We’re not in Kansas anymore, Del Toro
I always found Oasis’s song Don’t Go Away mesmerizing, not that the rest of their songs are of any less value to me ( I mean Liam is my mr tambourine man in a sense and don’t get me started on Noel ).
Besides the lyrics, don’t go away’s music video is something I recently discovered, I remember seeing the video before I found it rather odd and frankly stupid but in past few days as I was watching Oasis live performances, I stumbled upon the video, the surrealism that I didn’t understand as a teenager was due to my lack of familiarity of Rene Magritte. Watching the video brought back memories of the cold rainy morning I spent browsing through Magritte’s museum fascinated by the 200 pieces of art or so hanging in the dimly let quite corridors of the place.
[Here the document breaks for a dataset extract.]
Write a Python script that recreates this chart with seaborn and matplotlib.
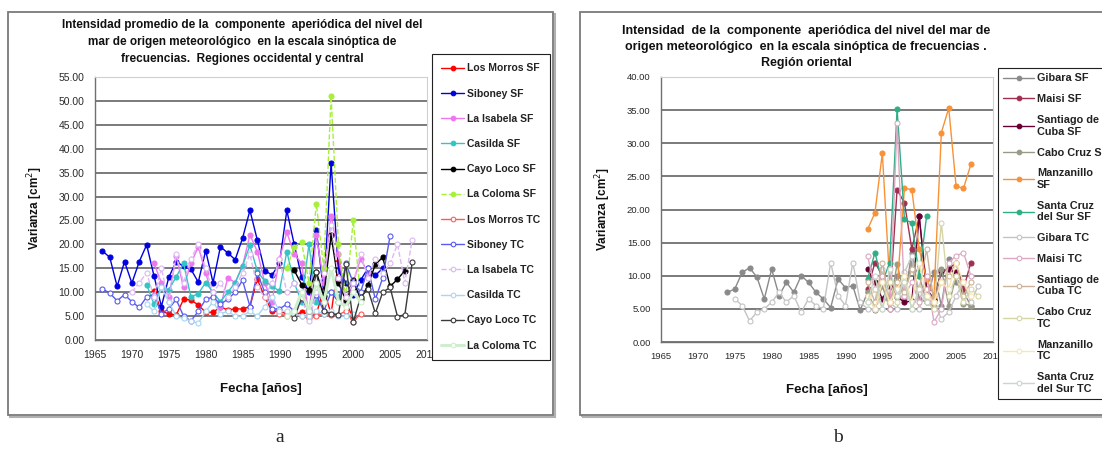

There is another characteristic to this song, a paragraph that I always found haunting
So don't go away,
Say what you say
Say that you'll stay
Forever and a day
It is poetic, the way Liam says forever and a day, where the idea of spending forever with someone is no longer enough anymore to communicate their significant to you, you need another day!
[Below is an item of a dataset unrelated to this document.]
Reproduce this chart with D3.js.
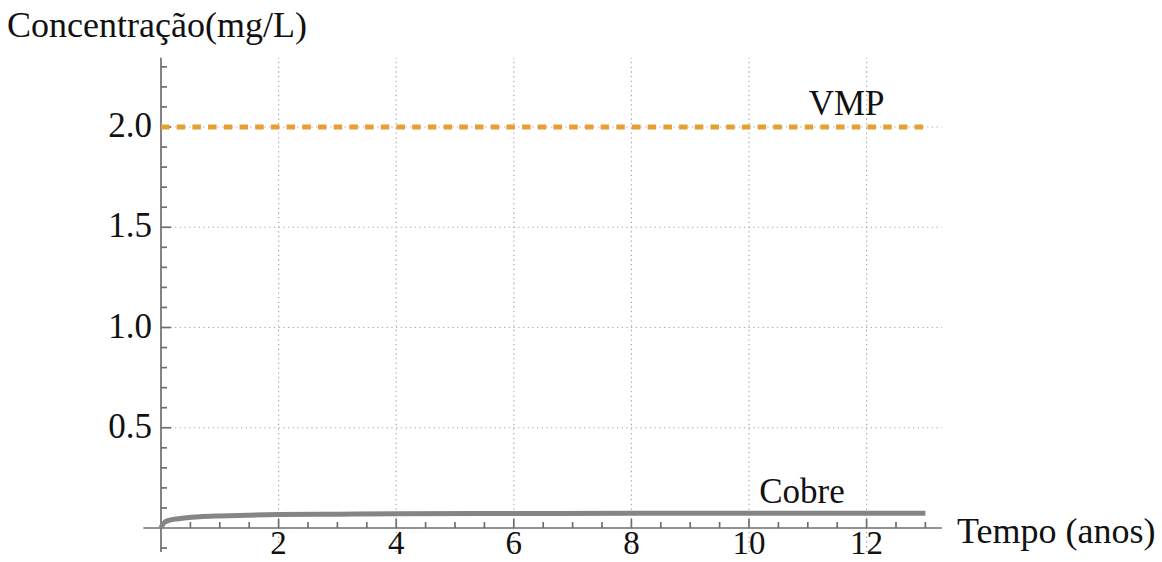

It always reminded me of all the fairy tales my mother told me as a child,
“and they lived forever happily ever after”
even this was not enough now.
I appreciate darkness when it comes to fairy tales, the struggle and sadness that surrounds the characters usually, but I’ve never seen a fairy tale that redefined fairy tales like Pan’s Labyrinth.
Pan’s Labyrinth (El laberinto del fauno), is a 2006 Spanish-Mexican dark fantasy film written and directed by Guillermo del Toro. It takes place in 1944 fascist Spain, I’m going to spoil things hereafter, so if you haven’t seen it, I’d advise you to stop, go watch it then come back.
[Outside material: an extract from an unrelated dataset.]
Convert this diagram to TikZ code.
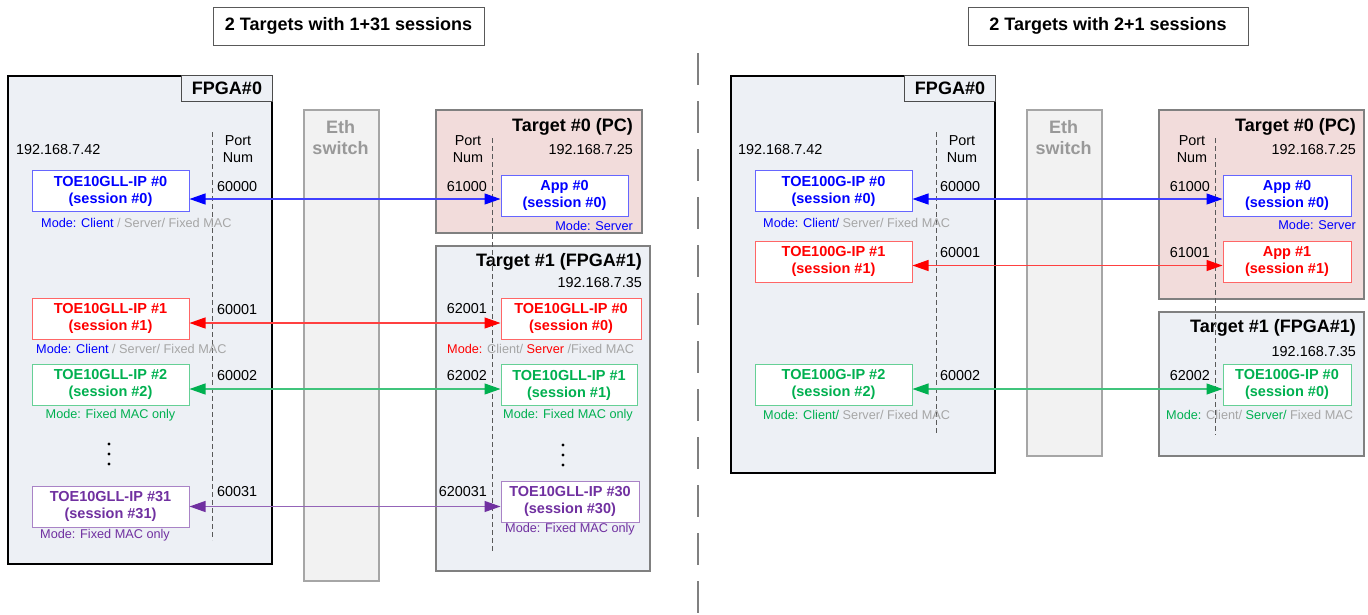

The film starts off by a scene from the ending, Ofelia, the young heroine lies shot in the faun’s labyrinth. Del Toro broke the essence of the fairytale we’re used to with this scene, there is no happily ever after for Ofelia.
If you’re realistic that’s what you’ll probably conclude by the end of the movie, the tasks, the faun, the underworld, it was all in her head, a child’s way of making sense of the horrible war and her tragic life.
On the other hand, if you’re more of an optimist you’d take the version of events where you choose to believe it was not just a child’s coping mechanism, with the war, her mother’s sickness and the evil evil Captain Vidal. You’d believe both the world of the faun and the real world coexisted and Ofelia did get a happy ending.
The film’s main theme I guess is disobedience, whether you question things or just do what anyone else orders you to, I see in Ofelia, as little as she is a great inspiring character, until the very end, where is she is shot, she still disobeys.
The film is full of fairy tale references, to Alice in wonderland, the wizard of Oz, where at the end you see Ofelia wearing those red shoes and clicking them together as if she was going home.
But you know, we are not in Kansas anymore, we grow up and to each has their own coping mechanisms with reality. Some use fantasy and fairytales to make sense of the world around them, but like Ofelia I lived in books more than I lived anywhere else so I have no idea what the others do to cope and I’m not planning on finding out anytime soon.